**Task details:** Take from the listing each line that has the string "page".

==== Data supplied

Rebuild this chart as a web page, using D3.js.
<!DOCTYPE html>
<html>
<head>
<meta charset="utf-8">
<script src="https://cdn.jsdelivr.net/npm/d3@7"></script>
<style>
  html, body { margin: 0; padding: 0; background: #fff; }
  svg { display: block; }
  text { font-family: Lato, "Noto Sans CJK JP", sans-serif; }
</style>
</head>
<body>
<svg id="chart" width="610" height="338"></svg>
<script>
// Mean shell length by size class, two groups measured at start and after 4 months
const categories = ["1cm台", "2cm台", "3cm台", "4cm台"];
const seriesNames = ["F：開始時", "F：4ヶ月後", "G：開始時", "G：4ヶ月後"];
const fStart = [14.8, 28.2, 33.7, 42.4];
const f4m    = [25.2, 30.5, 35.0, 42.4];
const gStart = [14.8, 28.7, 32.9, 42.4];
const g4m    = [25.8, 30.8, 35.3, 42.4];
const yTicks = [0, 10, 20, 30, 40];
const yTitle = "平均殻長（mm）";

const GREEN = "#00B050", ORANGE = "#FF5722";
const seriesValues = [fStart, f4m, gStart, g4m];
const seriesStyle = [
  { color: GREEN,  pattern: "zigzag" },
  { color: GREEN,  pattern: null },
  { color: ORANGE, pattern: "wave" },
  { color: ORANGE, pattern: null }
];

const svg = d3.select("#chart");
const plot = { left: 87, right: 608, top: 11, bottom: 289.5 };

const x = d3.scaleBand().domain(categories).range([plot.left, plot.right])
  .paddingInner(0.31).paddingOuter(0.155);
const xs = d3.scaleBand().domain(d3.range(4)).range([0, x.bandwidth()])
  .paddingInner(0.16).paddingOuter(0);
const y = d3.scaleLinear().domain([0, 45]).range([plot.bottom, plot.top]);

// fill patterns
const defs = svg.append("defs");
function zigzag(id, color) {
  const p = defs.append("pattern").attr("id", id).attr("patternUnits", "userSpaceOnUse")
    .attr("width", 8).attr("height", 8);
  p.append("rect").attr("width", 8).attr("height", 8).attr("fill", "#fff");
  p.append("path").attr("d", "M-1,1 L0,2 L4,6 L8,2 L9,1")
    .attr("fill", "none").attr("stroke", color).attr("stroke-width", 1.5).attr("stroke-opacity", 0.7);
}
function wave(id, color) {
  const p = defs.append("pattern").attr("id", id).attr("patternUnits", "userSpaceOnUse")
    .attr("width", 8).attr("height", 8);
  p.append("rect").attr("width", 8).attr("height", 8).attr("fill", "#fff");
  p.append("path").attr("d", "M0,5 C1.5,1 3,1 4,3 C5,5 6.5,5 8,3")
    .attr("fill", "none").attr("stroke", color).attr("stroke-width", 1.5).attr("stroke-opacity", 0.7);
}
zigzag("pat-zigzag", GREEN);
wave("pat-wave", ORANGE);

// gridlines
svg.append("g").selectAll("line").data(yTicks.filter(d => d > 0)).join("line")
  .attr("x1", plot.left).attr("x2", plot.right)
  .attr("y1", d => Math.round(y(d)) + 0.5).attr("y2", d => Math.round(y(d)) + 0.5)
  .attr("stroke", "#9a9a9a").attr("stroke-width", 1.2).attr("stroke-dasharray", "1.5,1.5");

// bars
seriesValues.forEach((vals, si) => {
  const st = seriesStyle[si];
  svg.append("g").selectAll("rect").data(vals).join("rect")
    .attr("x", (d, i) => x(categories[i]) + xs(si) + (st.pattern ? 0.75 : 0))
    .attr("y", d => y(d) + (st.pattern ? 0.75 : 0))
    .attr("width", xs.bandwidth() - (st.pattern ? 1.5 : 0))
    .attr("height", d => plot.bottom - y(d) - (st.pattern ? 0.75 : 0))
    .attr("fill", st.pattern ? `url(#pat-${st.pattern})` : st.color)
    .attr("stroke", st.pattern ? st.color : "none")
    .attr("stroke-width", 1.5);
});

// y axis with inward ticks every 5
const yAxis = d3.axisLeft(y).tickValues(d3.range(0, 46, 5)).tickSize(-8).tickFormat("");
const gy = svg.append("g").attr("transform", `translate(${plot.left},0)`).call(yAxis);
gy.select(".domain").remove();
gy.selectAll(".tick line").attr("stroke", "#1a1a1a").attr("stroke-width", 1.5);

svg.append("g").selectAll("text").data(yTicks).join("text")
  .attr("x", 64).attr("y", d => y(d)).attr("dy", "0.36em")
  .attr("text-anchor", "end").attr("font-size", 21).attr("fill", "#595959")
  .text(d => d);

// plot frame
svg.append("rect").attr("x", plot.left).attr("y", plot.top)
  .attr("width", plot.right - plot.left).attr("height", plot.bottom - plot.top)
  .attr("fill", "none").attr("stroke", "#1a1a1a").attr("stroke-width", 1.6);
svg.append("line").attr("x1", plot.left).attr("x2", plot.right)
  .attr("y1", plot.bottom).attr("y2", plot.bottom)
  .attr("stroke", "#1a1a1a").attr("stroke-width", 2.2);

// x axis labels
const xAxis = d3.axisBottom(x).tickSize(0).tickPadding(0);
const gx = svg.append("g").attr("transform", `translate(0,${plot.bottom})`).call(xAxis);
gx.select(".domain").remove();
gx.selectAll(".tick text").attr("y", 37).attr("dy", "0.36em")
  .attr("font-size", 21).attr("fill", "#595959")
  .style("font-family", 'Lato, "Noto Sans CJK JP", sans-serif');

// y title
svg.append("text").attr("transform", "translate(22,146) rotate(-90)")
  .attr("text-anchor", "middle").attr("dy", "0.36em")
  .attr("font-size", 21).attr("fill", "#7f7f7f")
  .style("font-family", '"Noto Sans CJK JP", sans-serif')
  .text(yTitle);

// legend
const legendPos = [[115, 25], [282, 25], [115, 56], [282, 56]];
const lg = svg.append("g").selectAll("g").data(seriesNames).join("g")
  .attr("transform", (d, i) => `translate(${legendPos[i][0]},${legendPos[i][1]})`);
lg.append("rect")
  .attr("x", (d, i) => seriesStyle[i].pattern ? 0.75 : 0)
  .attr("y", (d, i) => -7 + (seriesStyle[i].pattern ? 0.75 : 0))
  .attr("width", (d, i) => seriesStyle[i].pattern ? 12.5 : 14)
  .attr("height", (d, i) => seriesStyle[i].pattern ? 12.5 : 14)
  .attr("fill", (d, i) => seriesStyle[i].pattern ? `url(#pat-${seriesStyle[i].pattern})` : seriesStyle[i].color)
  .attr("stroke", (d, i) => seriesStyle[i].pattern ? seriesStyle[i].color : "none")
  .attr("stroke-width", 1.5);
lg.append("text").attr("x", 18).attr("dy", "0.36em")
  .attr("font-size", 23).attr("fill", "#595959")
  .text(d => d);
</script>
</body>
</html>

========
==== Data supplied

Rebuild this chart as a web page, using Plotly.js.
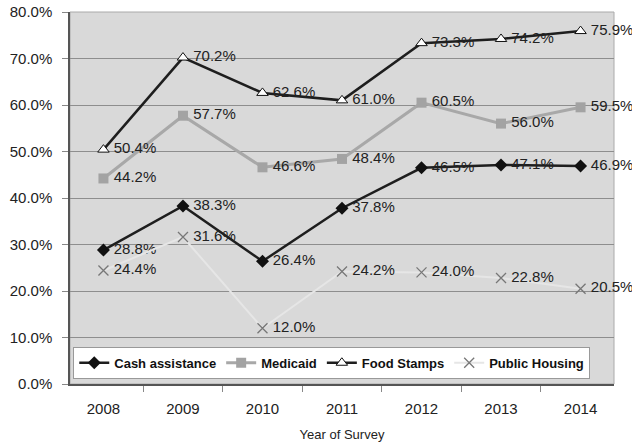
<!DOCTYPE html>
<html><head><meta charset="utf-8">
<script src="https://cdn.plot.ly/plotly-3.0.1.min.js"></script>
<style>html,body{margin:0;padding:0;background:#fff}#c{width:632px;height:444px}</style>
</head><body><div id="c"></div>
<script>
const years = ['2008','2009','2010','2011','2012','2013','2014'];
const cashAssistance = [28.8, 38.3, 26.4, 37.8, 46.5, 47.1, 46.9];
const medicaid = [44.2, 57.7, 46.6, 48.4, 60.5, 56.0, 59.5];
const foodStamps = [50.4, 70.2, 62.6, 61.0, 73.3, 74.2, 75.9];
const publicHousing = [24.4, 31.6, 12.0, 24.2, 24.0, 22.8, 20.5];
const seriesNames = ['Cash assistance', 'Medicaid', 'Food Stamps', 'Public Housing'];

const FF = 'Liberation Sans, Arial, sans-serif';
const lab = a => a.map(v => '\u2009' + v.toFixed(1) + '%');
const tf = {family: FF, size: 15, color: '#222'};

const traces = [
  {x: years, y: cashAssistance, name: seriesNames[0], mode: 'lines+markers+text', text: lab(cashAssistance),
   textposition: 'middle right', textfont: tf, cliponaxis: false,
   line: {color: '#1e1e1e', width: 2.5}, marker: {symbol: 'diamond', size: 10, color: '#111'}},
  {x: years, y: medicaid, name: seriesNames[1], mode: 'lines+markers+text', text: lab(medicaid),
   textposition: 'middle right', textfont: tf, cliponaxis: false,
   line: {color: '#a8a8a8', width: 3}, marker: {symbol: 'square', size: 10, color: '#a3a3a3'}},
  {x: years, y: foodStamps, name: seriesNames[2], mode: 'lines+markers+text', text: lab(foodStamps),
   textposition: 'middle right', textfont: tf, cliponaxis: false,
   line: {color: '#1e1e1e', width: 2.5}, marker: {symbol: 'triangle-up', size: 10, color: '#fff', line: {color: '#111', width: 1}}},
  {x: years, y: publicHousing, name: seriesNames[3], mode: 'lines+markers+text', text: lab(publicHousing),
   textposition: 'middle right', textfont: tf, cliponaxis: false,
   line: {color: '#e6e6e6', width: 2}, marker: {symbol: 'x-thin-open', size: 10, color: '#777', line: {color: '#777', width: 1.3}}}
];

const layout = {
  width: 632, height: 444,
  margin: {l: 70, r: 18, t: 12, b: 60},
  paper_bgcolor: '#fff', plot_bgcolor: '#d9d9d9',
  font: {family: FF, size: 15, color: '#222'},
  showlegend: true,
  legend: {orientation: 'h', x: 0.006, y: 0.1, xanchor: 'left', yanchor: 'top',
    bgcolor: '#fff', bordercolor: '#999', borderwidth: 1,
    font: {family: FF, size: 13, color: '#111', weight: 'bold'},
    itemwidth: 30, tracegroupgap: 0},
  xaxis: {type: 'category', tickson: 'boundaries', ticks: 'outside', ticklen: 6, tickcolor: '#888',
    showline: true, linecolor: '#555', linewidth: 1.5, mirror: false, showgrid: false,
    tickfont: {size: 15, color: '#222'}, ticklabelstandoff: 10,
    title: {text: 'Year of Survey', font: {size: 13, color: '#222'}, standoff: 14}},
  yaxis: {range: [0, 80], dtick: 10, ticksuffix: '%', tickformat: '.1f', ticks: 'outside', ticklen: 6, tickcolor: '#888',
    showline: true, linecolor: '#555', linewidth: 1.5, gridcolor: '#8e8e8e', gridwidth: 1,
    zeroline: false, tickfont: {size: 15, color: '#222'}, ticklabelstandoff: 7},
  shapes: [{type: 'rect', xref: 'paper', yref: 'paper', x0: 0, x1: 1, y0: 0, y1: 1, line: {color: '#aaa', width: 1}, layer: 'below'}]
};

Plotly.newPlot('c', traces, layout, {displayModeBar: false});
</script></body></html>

========

**Answer for this exercise:**
Rebuild this chart as a web page, using D3.js.
Rebuild this chart as a web page, using Plotly.js.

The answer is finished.